During their multitude of calls regarding the sale, Walker says, “suddenly, this guy Clay Bennett’s on the conference call. Where’d he come from? So it came up, really, at the very end that he was involved at all, and no one had ever shaken his hand at that point.”

Following the NBA Board of Governors’ approval of the sale of the team to the Oklahoma City group, Percy Allen of the Seattle Times wrote of Bennett’s response to the disappearance of Evans:

“He advised me that he had another business opportunity that he wanted to pursue,” Bennett said. “His contribution to the process was very important and he remains a friend to the group. The deal, as any deal does, evolved in a degree in terms of roles and at the end of the day, this is where we all agreed to be. It’s all very positive.”

Allen mentioned at the time that an NBA source told the Times that “the league had deep concerns about the financial stability of the ownership group under Evans’ control.” The veracity of that comment is hard to verify, but one thing was very clear: the one guy with any possible local ties in the ownership group and an interest in keeping the team within the market was out.

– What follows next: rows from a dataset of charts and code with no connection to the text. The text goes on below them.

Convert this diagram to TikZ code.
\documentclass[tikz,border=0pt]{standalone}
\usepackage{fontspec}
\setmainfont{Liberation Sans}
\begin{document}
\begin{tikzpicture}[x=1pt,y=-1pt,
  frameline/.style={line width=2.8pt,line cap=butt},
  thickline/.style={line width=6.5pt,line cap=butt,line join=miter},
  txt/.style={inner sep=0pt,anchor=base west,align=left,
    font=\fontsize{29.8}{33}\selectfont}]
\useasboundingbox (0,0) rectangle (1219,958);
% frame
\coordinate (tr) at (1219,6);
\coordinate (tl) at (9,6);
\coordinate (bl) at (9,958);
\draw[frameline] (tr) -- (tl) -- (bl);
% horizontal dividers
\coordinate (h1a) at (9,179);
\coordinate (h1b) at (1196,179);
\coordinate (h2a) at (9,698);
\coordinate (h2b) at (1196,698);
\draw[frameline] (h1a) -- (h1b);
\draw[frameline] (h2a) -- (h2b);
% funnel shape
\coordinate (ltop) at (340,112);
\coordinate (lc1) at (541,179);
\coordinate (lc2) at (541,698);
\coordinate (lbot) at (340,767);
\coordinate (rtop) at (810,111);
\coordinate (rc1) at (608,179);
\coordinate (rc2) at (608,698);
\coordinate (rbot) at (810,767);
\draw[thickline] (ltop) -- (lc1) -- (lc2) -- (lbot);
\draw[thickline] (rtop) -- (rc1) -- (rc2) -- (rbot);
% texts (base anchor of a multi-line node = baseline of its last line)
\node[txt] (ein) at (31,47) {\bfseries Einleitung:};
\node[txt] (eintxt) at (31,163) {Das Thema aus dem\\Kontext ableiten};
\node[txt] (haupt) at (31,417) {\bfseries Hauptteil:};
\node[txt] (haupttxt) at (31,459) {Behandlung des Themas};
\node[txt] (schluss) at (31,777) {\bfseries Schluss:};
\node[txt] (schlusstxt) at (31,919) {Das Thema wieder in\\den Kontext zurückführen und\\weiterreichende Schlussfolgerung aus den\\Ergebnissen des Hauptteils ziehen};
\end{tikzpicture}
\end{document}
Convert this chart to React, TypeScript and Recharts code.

In Sonicsgate, then-Seattle city attorney Paul Lawrence states that, though there were “willing Seattle partners” who wanted to be part of the ownership group, the Oklahoma City group decided not to allow any local Seattle ownership. Ultimately, without a champion for the city among their ranks, this made it easier to part ways with the market and file for relocation.

Local ownership brings a loyalty and commitment to a market beyond pure economics. Local owners will work hard to find ways not just to keep a hockey team or a basketball team in town, but ways in which to communicate and partner with the community at large. Ways in which to become not just good neighbors but contributors to the culture and vibrancy of Seattle in many facets.

There are sure to be knowing nods and a few surprises when local ownership for the hockey group is announced. The curious question is just how “significant” of a part of the franchise, as Leiweke refers to it, that these local investors will own.

We’d wager on bigger than you think.